As we press for inclusion of all 11 million, we hope to see immediate steps taken to allow full participation of workers in this debate. The President can start the debate with a stop to deportations and the secure communities program which has had a devastating effect on workers and their families. For undocumented workers to be able to fully participate in this process and share their concerns and ideas, we need to re-focus our energies on building community together rather than make workers fearful of being in the spotlight.
We know that we can improve the lives of millions of workers who help to build our homes, pick our food, take care of our children and elderly and contribute to this country in numerous ways. We need to help strengthen our communities and our economy by giving the full 11 million undocumented workers a path to citizenship and full inclusion in our society.

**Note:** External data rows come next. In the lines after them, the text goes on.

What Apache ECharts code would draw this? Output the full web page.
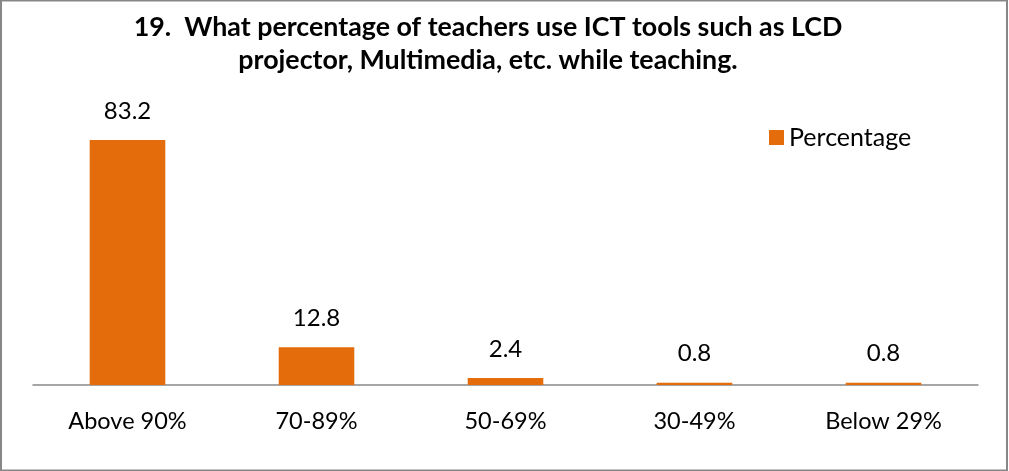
<!DOCTYPE html>
<html>
<head>
<meta charset="utf-8">
<script src="https://cdn.jsdelivr.net/npm/echarts@6/dist/echarts.min.js"></script>
<style>
html,body{margin:0;padding:0;background:#fff;}
#chart{width:1009px;height:471px;}
</style>
</head>
<body>
<div id="chart"></div>
<script>
var categories = ['Above 90%', '70-89%', '50-69%', '30-49%', 'Below 29%'];
var percentage = [83.2, 12.8, 2.4, 0.8, 0.8];
var titleText = '19.  What percentage of teachers use ICT tools such as LCD\nprojector, Multimedia, etc. while teaching.';
var seriesName = 'Percentage';

var FONT = 'Lato';
var chart = echarts.init(document.getElementById('chart'));
chart.setOption({
  backgroundColor: '#fff',
  animation: false,
  title: {
    text: titleText,
    left: 483,
    textAlign: 'center',
    top: 6,
    textStyle: {
      fontFamily: FONT, fontWeight: 'bold', fontSize: 26.8, color: '#000', lineHeight: 33
    }
  },
  legend: {
    data: [seriesName],
    left: 764,
    top: 120,
    itemWidth: 15,
    itemHeight: 15,
    itemGap: 6,
    icon: 'rect',
    textStyle: { fontFamily: FONT, fontSize: 25, color: '#000' }
  },
  grid: { left: 33, right: 31, top: 120, bottom: 86, containLabel: false },
  xAxis: {
    type: 'category',
    data: categories,
    axisLine: { lineStyle: { color: '#898989', width: 1.5 } },
    axisTick: { show: false },
    axisLabel: { fontFamily: FONT, fontSize: 23.5, color: '#000', margin: 24 }
  },
  yAxis: {
    type: 'value',
    min: 0,
    max: 90,
    show: false,
    splitLine: { show: false }
  },
  series: [{
    name: seriesName,
    type: 'bar',
    data: percentage,
    barWidth: '40%',
    itemStyle: { color: '#E46C0A' },
    label: {
      show: true,
      position: 'top',
      distance: 17,
      fontFamily: FONT, fontSize: 24, color: '#000'
    }
  }],
  graphic: [{
    type: 'rect',
    shape: { x: 1, y: 0.5, width: 1006, height: 470 },
    style: { fill: 'none', stroke: '#878787', lineWidth: 2 },
    silent: true
  }]
});
</script>
</body>
</html>
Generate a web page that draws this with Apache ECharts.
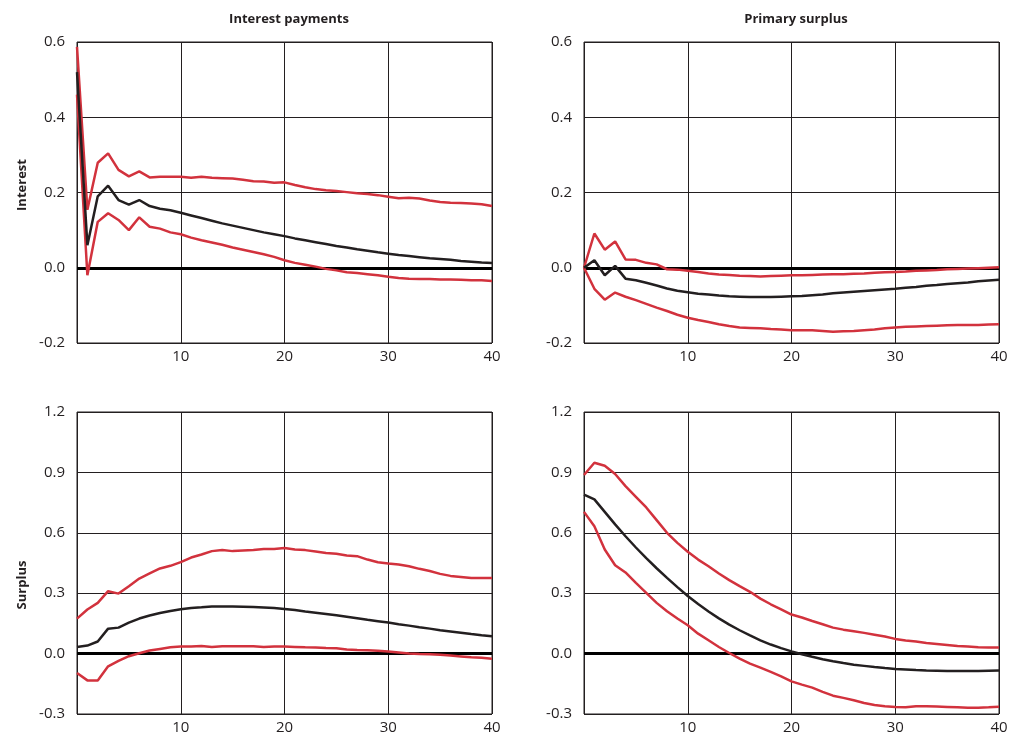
<!DOCTYPE html>
<html>
<head>
<meta charset="utf-8">
<script src="https://cdn.jsdelivr.net/npm/echarts@6/dist/echarts.min.js"></script>
<style>
html,body{margin:0;padding:0;background:#fff;}
#chart{width:1011px;height:740px;}
</style>
</head>
<body>
<div id="chart"></div>
<script>
const periods = [0,1,2,3,4,5,6,7,8,9,10,11,12,13,14,15,16,17,18,19,20,21,22,23,24,25,26,27,28,29,30,31,32,33,34,35,36,37,38,39,40];
const columnTitles = ["Interest payments", "Primary surplus"];
const rowTitles = ["Interest", "Surplus"];
const xTicks = [10, 20, 30, 40];
const topYTicks = [-0.2, 0.0, 0.2, 0.4, 0.6];
const bottomYTicks = [-0.3, 0.0, 0.3, 0.6, 0.9, 1.2];

// Interest response to interest payments shock
const intIntMean  = [0.52,0.06,0.19,0.218,0.18,0.168,0.18,0.164,0.157,0.153,0.146,0.139,0.132,0.125,0.118,0.112,0.106,0.100,0.094,0.089,0.084,0.078,0.073,0.068,0.063,0.058,0.054,0.049,0.045,0.041,0.0375,0.034,0.031,0.028,0.025,0.023,0.021,0.018,0.016,0.014,0.0125];
const intIntUpper = [0.587,0.154,0.279,0.304,0.26,0.243,0.256,0.24,0.242,0.242,0.242,0.239,0.242,0.239,0.238,0.237,0.234,0.23,0.229,0.226,0.227,0.22,0.214,0.209,0.206,0.204,0.201,0.198,0.196,0.193,0.189,0.185,0.186,0.184,0.179,0.175,0.173,0.172,0.171,0.169,0.164];
const intIntLower = [0.46,-0.02,0.122,0.145,0.127,0.1,0.134,0.109,0.104,0.094,0.089,0.08,0.073,0.067,0.061,0.054,0.048,0.042,0.036,0.029,0.02,0.013,0.008,0.003,-0.003,-0.007,-0.012,-0.014,-0.017,-0.02,-0.024,-0.027,-0.029,-0.03,-0.03,-0.031,-0.031,-0.032,-0.033,-0.033,-0.035];

// Interest response to primary surplus shock
const intSurMean  = [0,0.02,-0.02,0.005,-0.029,-0.033,-0.04,-0.047,-0.055,-0.061,-0.065,-0.069,-0.071,-0.074,-0.076,-0.077,-0.078,-0.078,-0.078,-0.077,-0.076,-0.075,-0.073,-0.071,-0.068,-0.066,-0.064,-0.062,-0.06,-0.058,-0.056,-0.053,-0.051,-0.048,-0.046,-0.043,-0.041,-0.039,-0.036,-0.034,-0.032];
const intSurUpper = [0,0.091,0.048,0.07,0.022,0.021,0.013,0.009,-0.004,-0.005,-0.008,-0.011,-0.015,-0.018,-0.019,-0.021,-0.022,-0.023,-0.022,-0.021,-0.02,-0.02,-0.019,-0.018,-0.017,-0.017,-0.016,-0.015,-0.013,-0.012,-0.011,-0.01,-0.008,-0.007,-0.006,-0.004,-0.003,-0.002,-0.001,0.0,0.001];
const intSurLower = [0,-0.056,-0.085,-0.066,-0.077,-0.086,-0.096,-0.106,-0.115,-0.125,-0.133,-0.139,-0.144,-0.15,-0.155,-0.159,-0.16,-0.161,-0.163,-0.164,-0.166,-0.166,-0.166,-0.168,-0.17,-0.169,-0.168,-0.166,-0.164,-0.161,-0.159,-0.157,-0.156,-0.155,-0.154,-0.153,-0.152,-0.152,-0.152,-0.151,-0.15];

// Surplus response to interest payments shock
const surIntMean  = [0.033,0.04,0.06,0.124,0.129,0.154,0.174,0.189,0.202,0.212,0.22,0.227,0.23,0.234,0.234,0.234,0.233,0.231,0.229,0.226,0.222,0.216,0.209,0.203,0.197,0.19,0.183,0.176,0.168,0.161,0.154,0.146,0.139,0.131,0.124,0.116,0.11,0.104,0.097,0.091,0.086];
const surIntUpper = [0.174,0.219,0.252,0.31,0.298,0.335,0.373,0.398,0.423,0.436,0.454,0.477,0.492,0.509,0.514,0.509,0.512,0.515,0.519,0.52,0.524,0.517,0.514,0.507,0.5,0.496,0.487,0.484,0.467,0.454,0.448,0.443,0.434,0.421,0.41,0.396,0.386,0.381,0.375,0.375,0.376];
const surIntLower = [-0.096,-0.133,-0.134,-0.063,-0.036,-0.013,0.002,0.015,0.023,0.031,0.035,0.035,0.038,0.033,0.036,0.036,0.036,0.036,0.033,0.035,0.035,0.033,0.031,0.03,0.028,0.027,0.02,0.018,0.017,0.014,0.01,0.005,0.0,-0.002,-0.003,-0.006,-0.01,-0.014,-0.018,-0.021,-0.025];

// Surplus response to primary surplus shock
const surSurMean  = [0.79,0.766,0.704,0.642,0.583,0.527,0.474,0.424,0.376,0.33,0.286,0.246,0.209,0.175,0.144,0.116,0.09,0.066,0.045,0.027,0.011,-0.003,-0.016,-0.028,-0.038,-0.047,-0.055,-0.061,-0.067,-0.072,-0.076,-0.079,-0.082,-0.084,-0.085,-0.086,-0.086,-0.086,-0.086,-0.085,-0.084];
const surSurUpper = [0.887,0.948,0.933,0.892,0.832,0.779,0.726,0.663,0.6,0.55,0.506,0.467,0.434,0.398,0.365,0.335,0.307,0.273,0.245,0.22,0.194,0.179,0.162,0.146,0.129,0.119,0.111,0.103,0.094,0.085,0.073,0.065,0.06,0.053,0.048,0.043,0.038,0.035,0.031,0.03,0.03];
const surSurLower = [0.704,0.633,0.517,0.439,0.403,0.351,0.302,0.252,0.21,0.174,0.141,0.099,0.066,0.033,0.003,-0.025,-0.05,-0.07,-0.091,-0.113,-0.138,-0.154,-0.169,-0.19,-0.209,-0.22,-0.232,-0.245,-0.255,-0.262,-0.265,-0.267,-0.262,-0.262,-0.263,-0.265,-0.267,-0.269,-0.269,-0.267,-0.264];

const RED = '#d2323d';
const BLACK = '#231f20';
const FONT = '"Open Sans", "Noto Sans", sans-serif';

const panels = [
  {mean: intIntMean, up: intIntUpper, lo: intIntLower, ticks: topYTicks},
  {mean: intSurMean, up: intSurUpper, lo: intSurLower, ticks: topYTicks},
  {mean: surIntMean, up: surIntUpper, lo: surIntLower, ticks: bottomYTicks},
  {mean: surSurMean, up: surSurUpper, lo: surSurLower, ticks: bottomYTicks}
];
const gridPos = [
  {left: 77, top: 42, width: 415, height: 301},
  {left: 584, top: 42, width: 415, height: 301},
  {left: 77, top: 412, width: 415, height: 302},
  {left: 584, top: 412, width: 415, height: 302}
];

const grid = [], xAxis = [], yAxis = [], series = [];
panels.forEach((p, i) => {
  grid.push(Object.assign({show: true, borderColor: BLACK, borderWidth: 1, backgroundColor: '#fff'}, gridPos[i]));
  xAxis.push({
    type: 'value', gridIndex: i, min: 0, max: xTicks[xTicks.length - 1], interval: xTicks[1] - xTicks[0],
    axisLine: {show: false}, axisTick: {show: false},
    axisLabel: {color: BLACK, fontFamily: FONT, fontSize: 15, margin: 6,
      formatter: v => xTicks.indexOf(v) >= 0 ? String(v) : ''},
    splitLine: {show: true, lineStyle: {color: BLACK, width: 1}}
  });
  const t = p.ticks;
  yAxis.push({
    type: 'value', gridIndex: i, min: t[0], max: t[t.length - 1], interval: +(t[1] - t[0]).toFixed(2),
    axisLine: {show: false}, axisTick: {show: false},
    axisLabel: {color: BLACK, fontFamily: FONT, fontSize: 15, margin: 12,
      formatter: v => v.toFixed(1)},
    splitLine: {show: true, lineStyle: {color: BLACK, width: 1}}
  });
  const mk = (arr) => periods.map((x, k) => [x, arr[k]]);
  series.push({type: 'line', xAxisIndex: i, yAxisIndex: i, data: mk(p.up), showSymbol: false,
    lineStyle: {color: RED, width: 2.5}, z: 3, silent: true});
  series.push({type: 'line', xAxisIndex: i, yAxisIndex: i, data: mk(p.lo), showSymbol: false,
    lineStyle: {color: RED, width: 2.5}, z: 3, silent: true});
  series.push({type: 'line', xAxisIndex: i, yAxisIndex: i, data: mk(p.mean), showSymbol: false,
    lineStyle: {color: BLACK, width: 2.5}, z: 4, silent: true,
    markLine: {silent: true, symbol: 'none', label: {show: false},
      lineStyle: {color: '#000', width: 3, type: 'solid'}, data: [{yAxis: 0}], z: 2}});
});

const chart = echarts.init(document.getElementById('chart'), null, {renderer: 'canvas'});
chart.setOption({
  animation: false,
  backgroundColor: '#fff',
  title: [
    {text: columnTitles[0], left: 284, top: 8, textAlign: 'center',
      textStyle: {fontFamily: FONT, fontSize: 13, fontWeight: 'bold', color: BLACK}},
    {text: columnTitles[1], left: 791, top: 8, textAlign: 'center',
      textStyle: {fontFamily: FONT, fontSize: 13, fontWeight: 'bold', color: BLACK}}
  ],
  graphic: [
    {type: 'text', x: 22, y: 185, rotation: Math.PI / 2,
      style: {text: rowTitles[0], font: 'bold 13px ' + FONT, fill: BLACK, textAlign: 'center', textVerticalAlign: 'middle'}},
    {type: 'text', x: 22, y: 585, rotation: Math.PI / 2,
      style: {text: rowTitles[1], font: 'bold 13px ' + FONT, fill: BLACK, textAlign: 'center', textVerticalAlign: 'middle'}}
  ],
  grid, xAxis, yAxis, series
});
</script>
</body>
</html>
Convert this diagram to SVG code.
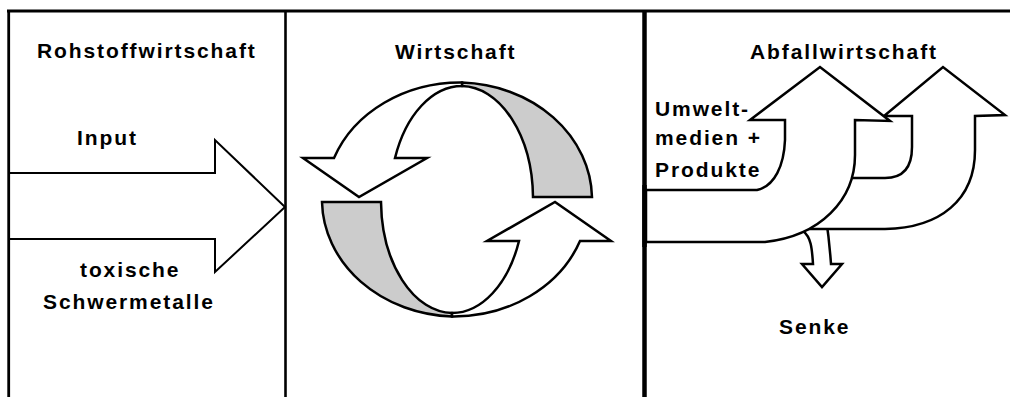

“We applaud the President for his commitment to creating a clear and accessible roadmap to citizenship for the millions of aspiring Americans currently living and working in this country. But this road needs to be open to all who dream of a better life in the United States—not just those with advanced degrees. And we need the President’s continued leadership to make the dream a reality,” said Ai-jen Poo Executive Director of the National Domestic Workers Alliance.
Pablo Alvarado, Executive Director of NDLON responded, “The President should immediately follow his speech with an order suspending deportations as the first step to open a pathway to citizenship for undocumented immigrants. Demonstrating that all 11 million undocumented people deserve the same relief given to the Dreamers will set the debate in the right direction and remove divisions between ‘us and them.’ “
“We welcome President Obama’s inclusive approach to immigration reform which prioritizes protecting workers against retaliation for exercising their labor rights; winning a real roadmap for citizenship for all 11 million undocumented workers; and stopping cruel enforcement measures that tear communities apart. The White House proposal draws from key provisions of the POWER Act, commonsense workers’ rights legislation aimed to ensure workers’ immigration status can’t be used by egregious employers as a weapon to curtail basic attempts at ensuring a fair and safe workplace. We can and we must seize on this critical opportunity to turn the tide for immigrant workers, their families, and improve conditions for all working families in this country,” stated Sarita Gupta, Executive Director of Jobs with Justice and American Rights at Work.
Saket Soni, Director of the National Guestworker Alliance said, “The President named labor rights and anti-retaliation protections for immigrant workers as a top-line priority today. That’s an early victory for all immigrant workers. The President got it right when he said this debate is about people, not policy. This is a debate about every immigrant worker in this country, and in the coming weeks and months we will make sure that immigrant workers themselves are shaping and central to the immigration debate.